Dive Brief:
- The Federal Trade Commission stated Friday it had found testing company LabMD liable for inadequate data security measures in a case first launched in 2013 over the company's practices in 2008, which resulted in sensitive information from 9,300 consumers being exposed for 11 months on a filesharing network accessible to millions.
- The case had previously been dismissed in 2015 by the chief administrative law judge for the FTC, who said the agency had not proven the breach caused harm to customers.

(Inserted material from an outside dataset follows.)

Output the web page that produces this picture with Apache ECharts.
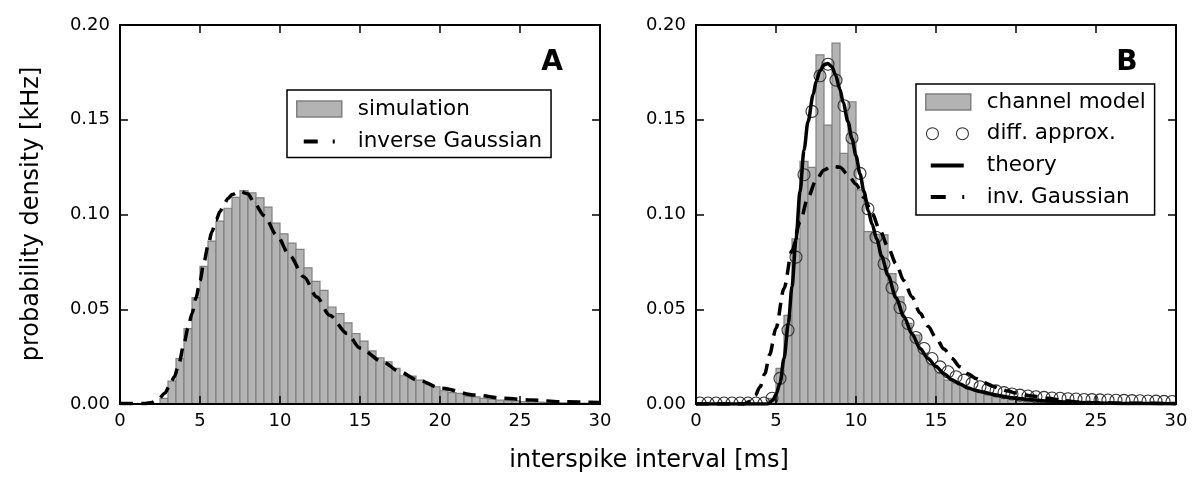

- A new unanimous FTC opinion prepared by Chairwoman Edith Ramirez concluded that the judge had applied the wrong legal standard for unfairness.
Dive Insight:
The decision restores the FTC's otherwise unbroken reputation for pursuing such security cases against dozens of other companies; the ruling for LabMD last November had been the agency's first defeat, as Reuters reported. The new decision re-bolsters the assumption the FTC does not have to demonstrate consumer harm to the same degree as private litigants.
The commission found “LabMD’s security practices were unreasonable, lacking even basic precautions to protect the sensitive consumer information maintained on its computer system." It continued, "Among other things, it failed to use an intrusion detection system or file integrity monitoring; neglected to monitor traffic coming across its firewalls; provided essentially no data security training to its employees; and never deleted any of the consumer data it had collected.”
The FTC wrote the privact harm itself constituted "a substantial injury."
LabMD had been only the second company to challenge the FTC rather than settle in a data security enforcement case.